Nobody has a parts bin quite like Porsche. After all, the German firm currently builds 24 different variants of the 911 sports car, each fulfilling a sliver of a sliver of a niche. Actually, make that 25, for Porsche has been rummaging around its parts bin once again. The Porsche 911 S/T aims to take components from the GT3 Touring and GT3 RS, then blend them together to celebrate 60 years of Porsche’s most iconic sports car. Oh, and Porsche also claims it’s “designed for maximum driving enjoyment on winding country roads.” A purported ultimate road-focused 911? Consider my eyebrow fully-cocked.
Under the deck of the 911 S/T sits the 518-horsepower heart of the 911 GT3 RS. This naturally-aspirated screamer spins to 9,000 rpm and comes joined for the first time to a close-ratio six-speed manual gearbox. No paddles here. That gearbox, by the way, features a unique lightweight clutch and a single-mass flywheel to pull 23 pounds of rotating mass out of the powertrain.
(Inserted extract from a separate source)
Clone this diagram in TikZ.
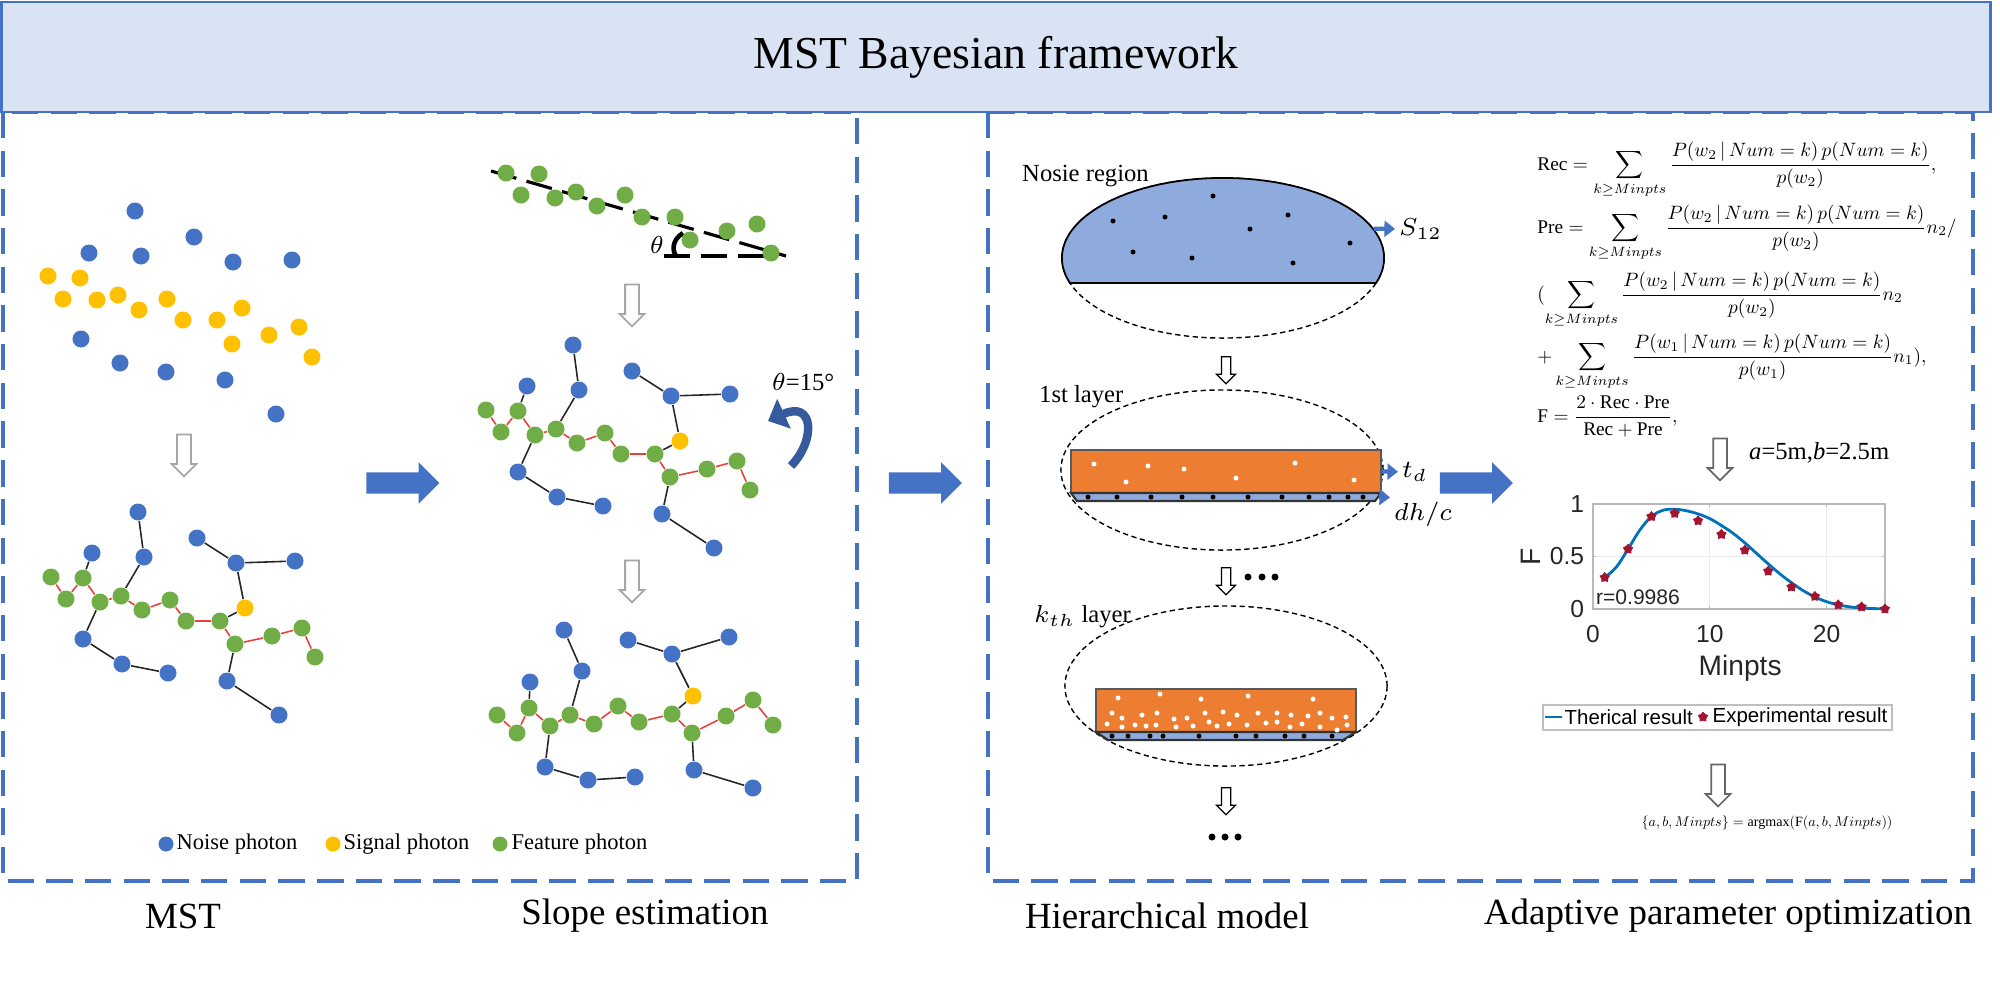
\documentclass[tikz,border=0pt]{standalone}
\usepackage{fontspec}
\setmainfont{Liberation Serif}
\setsansfont{Liberation Sans}
\usetikzlibrary{shapes.geometric,shapes.arrows,arrows.meta}

\definecolor{noiseblue}{HTML}{4472C4}
\definecolor{signalyellow}{HTML}{FFC000}
\definecolor{featgreen}{HTML}{70AD47}
\definecolor{titlefill}{HTML}{DAE3F3}
\definecolor{regionblue}{HTML}{8FAADC}
\definecolor{layerorange}{HTML}{ED7D31}
\definecolor{curveblue}{HTML}{0072BD}
\definecolor{stardark}{HTML}{A2142F}
\definecolor{edgered}{HTML}{E8413C}

\tikzset{
  photon/.style={circle, inner sep=0pt, minimum size=0.17cm},
  noise/.style={photon, fill=noiseblue},
  signal/.style={photon, fill=signalyellow},
  feature/.style={photon, fill=featgreen},
  treeline/.style={draw=black!85, line width=0.45pt},
  featline/.style={draw=edgered, line width=0.45pt},
  panel/.style={draw=noiseblue, line width=0.9pt, dash pattern=on 7.5pt off 3.5pt},
  titlebar/.style={draw=noiseblue, fill=titlefill, line width=0.8pt, inner sep=0pt,
    minimum width=19.88cm, minimum height=1.1cm, font=\fontsize{13}{15}\selectfont},
  caption/.style={font=\fontsize{10.5}{12}\selectfont, inner sep=0pt},
  hollow/.style={single arrow, draw=gray!70, fill=white, line width=0.5pt,
    inner xsep=0.06cm, inner ysep=0pt, shape border rotate=270,
    minimum height=0.42cm, single arrow head extend=0.055cm},
  hollowk/.style={hollow, draw=black, line width=0.35pt, inner xsep=0.04cm,
    minimum height=0.27cm, single arrow head extend=0.05cm},
  bigarrow/.style={single arrow, fill=noiseblue, inner xsep=0pt, inner ysep=0.1cm,
    minimum height=0.73cm, single arrow head extend=0.1cm},
  slopeline/.style={line width=0.9pt, dash pattern=on 7.5pt off 3pt},
  rotarrow/.style={draw=noiseblue!80!black, line width=2.4pt,
    -{Triangle[length=5pt, width=9pt]}},
  lab/.style={font=\fontsize{7}{8}\selectfont, inner sep=1pt},
  keydot/.style={circle, inner sep=0pt, minimum size=0.15cm},
  keytext/.style={font=\fontsize{6.4}{7}\selectfont, inner sep=0pt, anchor=west},
  layerell/.style={ellipse, draw, dash pattern=on 1.5pt off 1pt, line width=0.4pt,
    inner sep=0pt, minimum width=3.22cm, minimum height=1.6cm},
  layerbox/.style={draw=gray!70!black, fill=layerorange, inner sep=0pt, line width=0.5pt},
  strip/.style={fill=regionblue, draw=black!80, line width=0.6pt},
  smallarr/.style={draw=noiseblue, line width=1.2pt, -{Triangle[length=3pt, width=4.5pt]}},
  formula/.style={font=\fontsize{10}{12}\selectfont, scale=0.55, inner sep=0pt, anchor=base west},
  ticklab/.style={font=\sffamily\fontsize{7}{8}\selectfont, text=black!85, inner sep=0pt},
  plotaxis/.style={draw=gray!55, line width=0.4pt},
  plotgrid/.style={draw=gray!15, line width=0.3pt},
  theory/.style={draw=curveblue, line width=0.8pt},
  expstar/.style={star, star points=5, fill=stardark, inner sep=0pt, minimum size=0.11cm},
  legtext/.style={font=\sffamily\fontsize{5.8}{7}\selectfont, inner sep=0pt, anchor=west}
}

% edges of the photon tree, same topology in every panel
\newcommand{\treeedges}[1]{%
  \foreach \a/\b in {g1/g2,g2/g3,g3/g4,g4/g5,g5/g6,g6/g7,g7/g8,g8/g9,g9/g10,g10/g11,g11/g12,g12/g13}
    \draw[featline] (#1\a) -- (#1\b);
  \foreach \a/\b in {b1/b2,b2/g5,b3/g3,b4/b5,b5/b6,b5/s,s/g9,g4/b7,b7/b8,b8/b9,g10/b10,b10/b11}
    \draw[treeline] (#1\a) -- (#1\b);
}

\begin{document}
\begin{tikzpicture}[x=0.01cm, y=-0.01cm]
\useasboundingbox (0,0) rectangle (2000,981);

% frames
\draw[panel] (3,112) rectangle (857,881);
\draw[panel] (988,112) rectangle (1973,881);
\node[titlebar] (title) at (996,57) {MST Bayesian framework};

% raw photons
\foreach \x/\y in {135/211,194/237,89/253,141/256,233/262,292/260,81/339,120/363,166/372,225/380,276/414}
  \fill[noiseblue] (\x,\y) circle (0.085cm);
\foreach \x/\y in {48/276,80/278,63/299,97/300,118/295,139/310,167/299,183/320,217/320,242/308,232/344,269/335,299/327,312/357}
  \fill[signalyellow] (\x,\y) circle (0.085cm);
\node[hollow] (down1) at (184,452) {};

% MST
\foreach \n/\x/\y in {b1/138/512,b2/144/557,b3/92/553,b4/197/538,b5/236/563,b6/295/561,b7/83/639,b8/122/664,b9/168/673,b10/227/681,b11/279/715}
  \node[noise] (m\n) at (\x,\y) {};
\node[signal] (ms) at (245,608) {};
\foreach \n/\x/\y in {g1/51/577,g2/66/599,g3/83/578,g4/100/602,g5/121/596,g6/142/610,g7/170/600,g8/186/621,g9/220/621,g10/235/644,g11/272/636,g12/302/628,g13/315/657}
  \node[feature] (m\n) at (\x,\y) {};
\treeedges{m}

\node[bigarrow] (flow1) at (397.5,483) {};

% slope of the feature photons
\draw[slopeline] (491,171) -- (786,256);
\draw[slopeline] (664,256) -- (772,256);
\draw[line width=1.3pt] (683,233) .. controls (672,240) and (672,250) .. (676,256);
\node[lab] (thetalab) at (657,245) {$\theta$};
\foreach \x/\y in {506/173,539/174,521/195,555/198,576/192,597/206,625/195,642/217,675/217,690/240,727/231,757/224,771/253}
  \fill[featgreen] (\x,\y) circle (0.085cm);
\node[hollow] (down2) at (632,302) {};

% tree before rotation
\begin{scope}[shift={(435,-167)}]
\foreach \n/\x/\y in {b1/138/512,b2/144/557,b3/92/553,b4/197/538,b5/236/563,b6/295/561,b7/83/639,b8/122/664,b9/168/673,b10/227/681,b11/279/715}
  \node[noise] (t\n) at (\x,\y) {};
\node[signal] (ts) at (245,608) {};
\foreach \n/\x/\y in {g1/51/577,g2/66/599,g3/83/578,g4/100/602,g5/121/596,g6/142/610,g7/170/600,g8/186/621,g9/220/621,g10/235/644,g11/272/636,g12/302/628,g13/315/657}
  \node[feature] (t\n) at (\x,\y) {};
\end{scope}
\treeedges{t}

\draw[rotarrow] (791,466) .. controls (816,440) and (814,400) .. (768,421);
\node[lab] (rotlab) at (803,382) {$\theta$=15°};
\node[hollow] (down3) at (632,578) {};

% tree after rotation
\foreach \n/\x/\y in {b1/564/630,b2/582/671,b3/530/682,b4/628/640,b5/672/654,b6/729/637,b7/545/767,b8/588/780,b9/635/777,b10/694/770,b11/753/788}
  \node[noise] (r\n) at (\x,\y) {};
\node[signal] (rs) at (693,696) {};
\foreach \n/\x/\y in {g1/497/715,g2/517/733,g3/529/708,g4/550/726,g5/570/715,g6/594/724,g7/618/706,g8/639/722,g9/672/714,g10/692/733,g11/726/716,g12/753/700,g13/773/725}
  \node[feature] (r\n) at (\x,\y) {};
\treeedges{r}

% key
\node[keydot, fill=noiseblue] (keynoise) at (166,844) {};
\node[keytext] (keynoisetxt) at (176,844) {Noise photon};
\node[keydot, fill=signalyellow] (keysignal) at (333,844) {};
\node[keytext] (keysignaltxt) at (343,844) {Signal photon};
\node[keydot, fill=featgreen] (keyfeat) at (500,844) {};
\node[keytext] (keyfeattxt) at (511,844) {Feature photon};

\node[bigarrow] (flow2) at (920,483) {};

% hierarchical model
\node[lab, anchor=west] (noiselab) at (1018,176) {Nosie region};
\node[layerell] (noise) at (1223,258) {};
\begin{scope}
\clip (1040,150) rectangle (1400,283);
\filldraw[fill=regionblue, draw=black, line width=0.5pt] (noise.center) ellipse [x radius=1.61cm, y radius=0.8cm];
\end{scope}
\draw[line width=0.5pt] (1070,283) -- (1376,283);
\foreach \x/\y in {1113/221,1165/217,1213/196,1250/229,1288/215,1350/243,1133/252,1192/258,1293/263}
  \fill (\x,\y) circle (0.025cm);
\node[lab, anchor=west] (s12) at (1395,229) {$S_{12}$};
\draw[smallarr] (noise.11) -- (s12);

\node[hollowk] (down4) at (1226,368) {};
\node[lab, anchor=west] (lay1lab) at (1035,397) {1st layer};
\node[layerell] (lay1) at (1222,470) {};
\node[layerbox, minimum width=3.1cm, minimum height=0.43cm] (box1) at (1226,471.5) {};
\filldraw[strip] (1071,493) -- (1381,493) -- (1375,501) -- (1077,501) -- cycle;
\foreach \x/\y in {1094/464,1148/466,1184/469,1126/482,1236/478,1295/463,1354/480}
  \fill[white] (\x,\y) circle (0.025cm);
\foreach \x in {1088,1117,1151,1182,1213,1248,1282,1309,1329,1348,1363}
  \fill (\x,497) circle (0.025cm);
\node[lab, anchor=west] (tdlab) at (1398,472) {$t_d$};
\draw[smallarr] (box1.east) -- (tdlab);
\coordinate (edge1) at (1379,497);
\node[lab, anchor=west] (dhclab) at (1390,514) {$dh/c$};
\draw[smallarr] (edge1) -- (dhclab.north west);

\node[hollowk] (down5) at (1226,579) {};
\foreach \x in {1248,1262,1275}
  \fill (\x,577) circle (0.035cm);
\node[lab, anchor=west] (laykl) at (1030,617) {$k_{th}$ layer};
\node[layerell] (layk) at (1226,686) {};
\node[layerbox, minimum width=2.6cm, minimum height=0.43cm] (boxk) at (1226,710.5) {};
\filldraw[strip] (1096,732) -- (1356,732) -- (1343,740) -- (1108,740) -- cycle;
\foreach \x/\y in {1118/698,1160/694,1201/699,1248/696,1313/699,
  1112/713,1122/718,1142/715,1157/713,1174/719,1187/718,1205/713,1223/712,1237/715,1258/713,1277/713,1291/715,1308/716,1320/713,1332/718,1346/717,
  1107/724,1122/727,1135/725,1146/726,1156/725,1176/727,1193/726,1209/722,1217/726,1229/724,1247/725,1266/723,1277/722,1290/727,1302/724,1320/727,1337/730,1347/725}
  \fill[white] (\x,\y) circle (0.025cm);
\foreach \x in {1112,1128,1150,1163,1199,1236,1256,1285,1304,1332}
  \fill (\x,736) circle (0.025cm);
\node[hollowk] (down6) at (1226,799) {};
\foreach \x in {1212,1225,1238}
  \fill (\x,837) circle (0.035cm);

\node[bigarrow] (flow3) at (1471,483) {};

% parameter optimisation
\node[formula] (rec) at (1537,170) {$\displaystyle \textrm{Rec}=\sum_{k\geq Minpts}\frac{P(w_2\,|\,Num=k)\,p(Num=k)}{p(w_2)},$};
\node[formula] (pre) at (1537,233) {$\displaystyle \textrm{Pre}=\sum_{k\geq Minpts}\frac{P(w_2\,|\,Num=k)\,p(Num=k)}{p(w_2)}n_2/$};
\node[formula] (pre2) at (1537,300) {$\displaystyle (\sum_{k\geq Minpts}\frac{P(w_2\,|\,Num=k)\,p(Num=k)}{p(w_2)}n_2$};
\node[formula] (pre3) at (1537,362) {$\displaystyle +\sum_{k\geq Minpts}\frac{P(w_1\,|\,Num=k)\,p(Num=k)}{p(w_1)}n_1),$};
\node[formula] (fscore) at (1537,422) {$\displaystyle \textrm{F}=\frac{2\cdot\textrm{Rec}\cdot\textrm{Pre}}{\textrm{Rec}+\textrm{Pre}},$};
\node[hollow, draw=gray!80!black] (down7) at (1720,456) {};
\node[lab, anchor=west] (ablab) at (1745,453) {\textit{a}=5m,\textit{b}=2.5m};

\begin{scope}[shift={(1593,609)}, x=0.1167cm, y=1.05cm]
\draw[plotgrid] (10,0) -- (10,1) (20,0) -- (20,1) (0,0.5) -- (25,0.5);
\draw[plotaxis] (0,0) rectangle (25,1);
\foreach \t in {10,20}
  \draw[plotaxis] (\t,0) -- (\t,0.025) (\t,1) -- (\t,0.975);
\draw[plotaxis] (0,0.5) -- (0.25,0.5) (25,0.5) -- (24.75,0.5);
\draw[theory] plot[smooth, tension=0.6] coordinates {(1,0.30) (2,0.40) (3,0.57) (4,0.75) (5,0.88) (6,0.94) (7,0.95) (8,0.935) (9,0.905) (10,0.86) (11,0.795) (12,0.72) (13,0.63) (14,0.53) (15,0.43) (16,0.335) (17,0.25) (18,0.175) (19,0.115) (20,0.07) (21,0.04) (22,0.02) (23,0.01) (24,0.004) (25,0.002)};
\foreach \x/\y [count=\i] in {1/0.30,3/0.57,5/0.88,7/0.91,9/0.84,11/0.71,13/0.56,15/0.36,17/0.21,19/0.12,21/0.04,23/0.02,25/0.0}
  \node[expstar] (star\i) at (\x,\y) {};
\foreach \t in {0,10,20}
  \node[ticklab, anchor=north] (xt\t) at (\t,-0.15) {\t};
\node[ticklab, anchor=east] (yt1) at (-0.7,1) {1};
\node[ticklab, anchor=east] (yt05) at (-0.7,0.5) {0.5};
\node[ticklab, anchor=east] (yt0) at (-0.7,0) {0};
\node[ticklab, font=\sffamily\fontsize{8}{9}\selectfont] (xlab) at (12.6,-0.56) {Minpts};
\node[ticklab, font=\sffamily\fontsize{8}{9}\selectfont, rotate=90] (ylab) at (-5.3,0.5) {F};
\node[ticklab, font=\sffamily\fontsize{6}{7}\selectfont, anchor=west] (rlab) at (0.2,0.11) {r=0.9986};
\end{scope}

\draw[draw=gray!50, line width=0.4pt] (1543,705) rectangle (1892,730);
\draw[theory] (1545,717) -- (1562,717);
\node[legtext] (thlab) at (1564,717) {Therical result};
\node[expstar] (legstar) at (1703,717) {};
\node[legtext] (exlab) at (1712,717) {Experimental result};

\node[hollow, draw=gray!80!black] (down8) at (1718,782) {};
\node[font=\fontsize{10}{12}\selectfont, scale=0.4, inner sep=0pt] (argmax) at (1767,823) {$\{a,b,Minpts\}=\textrm{argmax}(\textrm{F}(a,b,Minpts))$};

% captions
\node[caption] (capmst) at (183,916) {MST};
\node[caption] (capslope) at (645,916) {Slope estimation};
\node[caption] (caphier) at (1167,916) {Hierarchical model};
\node[caption] (capopt) at (1728,916) {Adaptive parameter optimization};
\end{tikzpicture}
\end{document}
As expected, only the rear wheels are driven, exactly the way a focused 911 should be.
Despite looking largely like a GT3 Touring, the 911 S/T doesn’t just get its heart from the hardcore GT3 RS. The front fenders and doors take aerodynamic inspiration from Weissach’s hottest 992 with deep channels to evacuate air from the front arches. The hood, roof, doors, and front fenders are all made from carbon fiber to save weight, and the pathological commitment to weight savings doesn’t end there.
The 911 S/T marries the GT3’s double-wishbone front suspension with an absence of rear-wheel-steering, saving precious kilograms. The wheels are made of magnesium, the battery is a lithium-ion unit, the sound insulation has been carved back, and the glass has been thinned out. The end result is a 911 weighing 88 pounds less than a 911 GT3 Touring with even more power.
However, perhaps the coolest part of the 911 S/T is how it doesn’t feel the need to shout. Despite containing all the ingredients to potentially build the most involving 992 yet, it’s far from a lout. Demure pastels dominate the press photos, the gurney flap on the rear end is tastefully restrained, and mandatory special badging is basically limited to a tiny emblem and a quaint crest on the rear deck.
Should you wish to pump up the visual appeal of your 911 S/T, might I suggest the Heritage Design Package? Sure, the pastel blue paint and white alloy wheels are neat, but the real appeal lies inside, where the interior is draped and fitted in rich cognac-colored leather and special cloth. This treatment really brightens up the cabin, so don’t be surprised if take rates are high.
Of course, high take rates are all relative. Porsche only plans to built 1,963 911 S/T models, a number chosen to commemorate the start of the 911 lineage. It feels a shame to make the ultimate road-focused 992 911 in such small volumes, but considering the immense price tag likely attached to this car, is it really that surprising?
Of course, the whole concept of “maximum driving enjoyment on winding country roads” is itself a curious quest. First, all 911 models are likely to be fun on a winding country road. And, second, with the limits of any new 911 being astronomical, will the 911 S/T really be immense fun without venturing into impound territory? Will the gears be short enough and the chassis light enough and the suspension compliant enough? I guess 1,963 very lucky people will soon find out.